-- START OF Available data --

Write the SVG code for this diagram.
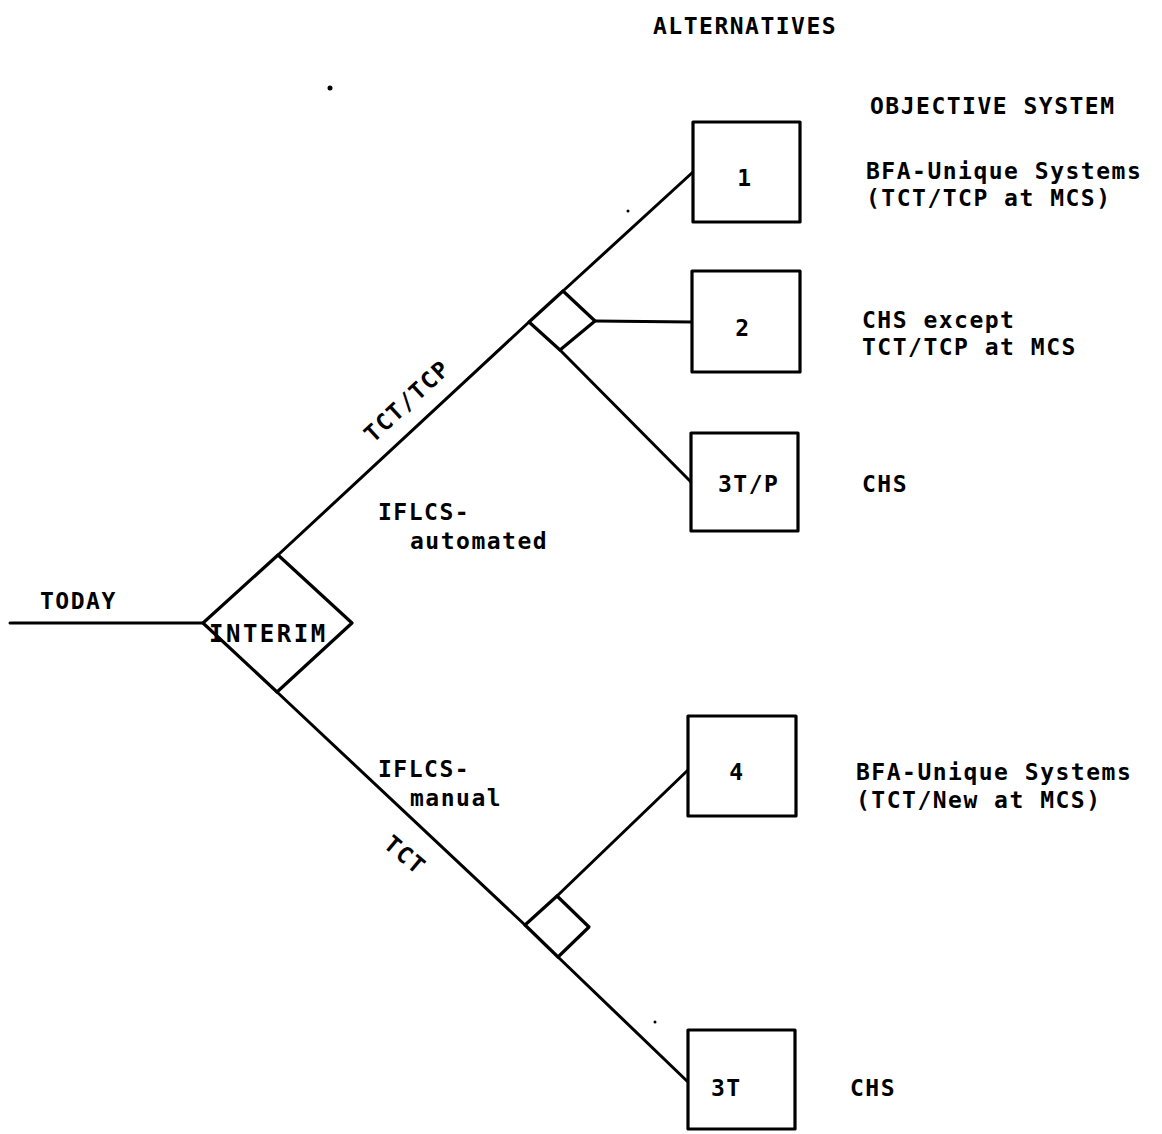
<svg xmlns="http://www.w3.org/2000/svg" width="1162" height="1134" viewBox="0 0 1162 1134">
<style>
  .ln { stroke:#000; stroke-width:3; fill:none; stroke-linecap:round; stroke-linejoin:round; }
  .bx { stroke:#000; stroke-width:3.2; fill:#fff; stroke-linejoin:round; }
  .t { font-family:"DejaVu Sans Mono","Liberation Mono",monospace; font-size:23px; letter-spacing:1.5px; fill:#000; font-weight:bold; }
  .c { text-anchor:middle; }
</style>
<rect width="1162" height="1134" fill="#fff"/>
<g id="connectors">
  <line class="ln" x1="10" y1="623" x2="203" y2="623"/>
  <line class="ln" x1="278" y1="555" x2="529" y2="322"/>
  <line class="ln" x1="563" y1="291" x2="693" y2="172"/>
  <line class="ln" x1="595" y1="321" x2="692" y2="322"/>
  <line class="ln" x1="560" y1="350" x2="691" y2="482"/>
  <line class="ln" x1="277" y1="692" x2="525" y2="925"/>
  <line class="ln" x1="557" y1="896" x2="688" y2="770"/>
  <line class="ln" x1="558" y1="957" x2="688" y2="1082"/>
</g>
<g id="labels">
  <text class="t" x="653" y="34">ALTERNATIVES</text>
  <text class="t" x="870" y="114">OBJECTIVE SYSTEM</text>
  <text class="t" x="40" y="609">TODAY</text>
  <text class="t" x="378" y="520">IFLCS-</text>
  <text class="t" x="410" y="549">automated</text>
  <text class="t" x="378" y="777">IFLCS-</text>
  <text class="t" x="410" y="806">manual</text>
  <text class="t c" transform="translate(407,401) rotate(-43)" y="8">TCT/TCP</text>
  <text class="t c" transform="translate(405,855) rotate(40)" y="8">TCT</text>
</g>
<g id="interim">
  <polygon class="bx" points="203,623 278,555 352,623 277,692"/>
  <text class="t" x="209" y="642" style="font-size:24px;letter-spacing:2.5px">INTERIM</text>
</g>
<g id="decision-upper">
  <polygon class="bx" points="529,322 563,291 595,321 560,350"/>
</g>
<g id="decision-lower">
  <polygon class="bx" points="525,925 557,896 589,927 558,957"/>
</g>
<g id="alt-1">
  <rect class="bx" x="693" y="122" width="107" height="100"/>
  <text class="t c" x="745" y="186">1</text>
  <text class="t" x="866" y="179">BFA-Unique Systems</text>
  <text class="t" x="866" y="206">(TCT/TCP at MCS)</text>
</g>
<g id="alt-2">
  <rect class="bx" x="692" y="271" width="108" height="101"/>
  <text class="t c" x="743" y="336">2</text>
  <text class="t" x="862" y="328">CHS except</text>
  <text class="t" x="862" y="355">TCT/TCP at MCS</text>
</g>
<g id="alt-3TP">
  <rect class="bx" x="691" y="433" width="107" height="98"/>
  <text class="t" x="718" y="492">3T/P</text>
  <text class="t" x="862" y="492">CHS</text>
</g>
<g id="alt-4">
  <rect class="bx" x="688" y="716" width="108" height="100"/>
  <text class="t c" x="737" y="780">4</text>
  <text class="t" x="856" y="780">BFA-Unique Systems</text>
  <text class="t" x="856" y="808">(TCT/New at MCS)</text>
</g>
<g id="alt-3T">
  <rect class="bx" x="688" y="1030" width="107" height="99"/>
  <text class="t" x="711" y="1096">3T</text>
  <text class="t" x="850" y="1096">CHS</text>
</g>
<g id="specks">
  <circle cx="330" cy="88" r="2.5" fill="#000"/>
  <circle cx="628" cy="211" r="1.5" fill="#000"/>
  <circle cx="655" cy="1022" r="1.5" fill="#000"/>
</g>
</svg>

-- END OF Available data --

Write out the full set of lines verbatim, without the pictures.

Write the SVG code for this diagram.
<svg xmlns="http://www.w3.org/2000/svg" width="1162" height="1134" viewBox="0 0 1162 1134">
<style>
  .ln { stroke:#000; stroke-width:3; fill:none; stroke-linecap:round; stroke-linejoin:round; }
  .bx { stroke:#000; stroke-width:3.2; fill:#fff; stroke-linejoin:round; }
  .t { font-family:"DejaVu Sans Mono","Liberation Mono",monospace; font-size:23px; letter-spacing:1.5px; fill:#000; font-weight:bold; }
  .c { text-anchor:middle; }
</style>
<rect width="1162" height="1134" fill="#fff"/>
<g id="connectors">
  <line class="ln" x1="10" y1="623" x2="203" y2="623"/>
  <line class="ln" x1="278" y1="555" x2="529" y2="322"/>
  <line class="ln" x1="563" y1="291" x2="693" y2="172"/>
  <line class="ln" x1="595" y1="321" x2="692" y2="322"/>
  <line class="ln" x1="560" y1="350" x2="691" y2="482"/>
  <line class="ln" x1="277" y1="692" x2="525" y2="925"/>
  <line class="ln" x1="557" y1="896" x2="688" y2="770"/>
  <line class="ln" x1="558" y1="957" x2="688" y2="1082"/>
</g>
<g id="labels">
  <text class="t" x="653" y="34">ALTERNATIVES</text>
  <text class="t" x="870" y="114">OBJECTIVE SYSTEM</text>
  <text class="t" x="40" y="609">TODAY</text>
  <text class="t" x="378" y="520">IFLCS-</text>
  <text class="t" x="410" y="549">automated</text>
  <text class="t" x="378" y="777">IFLCS-</text>
  <text class="t" x="410" y="806">manual</text>
  <text class="t c" transform="translate(407,401) rotate(-43)" y="8">TCT/TCP</text>
  <text class="t c" transform="translate(405,855) rotate(40)" y="8">TCT</text>
</g>
<g id="interim">
  <polygon class="bx" points="203,623 278,555 352,623 277,692"/>
  <text class="t" x="209" y="642" style="font-size:24px;letter-spacing:2.5px">INTERIM</text>
</g>
<g id="decision-upper">
  <polygon class="bx" points="529,322 563,291 595,321 560,350"/>
</g>
<g id="decision-lower">
  <polygon class="bx" points="525,925 557,896 589,927 558,957"/>
</g>
<g id="alt-1">
  <rect class="bx" x="693" y="122" width="107" height="100"/>
  <text class="t c" x="745" y="186">1</text>
  <text class="t" x="866" y="179">BFA-Unique Systems</text>
  <text class="t" x="866" y="206">(TCT/TCP at MCS)</text>
</g>
<g id="alt-2">
  <rect class="bx" x="692" y="271" width="108" height="101"/>
  <text class="t c" x="743" y="336">2</text>
  <text class="t" x="862" y="328">CHS except</text>
  <text class="t" x="862" y="355">TCT/TCP at MCS</text>
</g>
<g id="alt-3TP">
  <rect class="bx" x="691" y="433" width="107" height="98"/>
  <text class="t" x="718" y="492">3T/P</text>
  <text class="t" x="862" y="492">CHS</text>
</g>
<g id="alt-4">
  <rect class="bx" x="688" y="716" width="108" height="100"/>
  <text class="t c" x="737" y="780">4</text>
  <text class="t" x="856" y="780">BFA-Unique Systems</text>
  <text class="t" x="856" y="808">(TCT/New at MCS)</text>
</g>
<g id="alt-3T">
  <rect class="bx" x="688" y="1030" width="107" height="99"/>
  <text class="t" x="711" y="1096">3T</text>
  <text class="t" x="850" y="1096">CHS</text>
</g>
<g id="specks">
  <circle cx="330" cy="88" r="2.5" fill="#000"/>
  <circle cx="628" cy="211" r="1.5" fill="#000"/>
  <circle cx="655" cy="1022" r="1.5" fill="#000"/>
</g>
</svg>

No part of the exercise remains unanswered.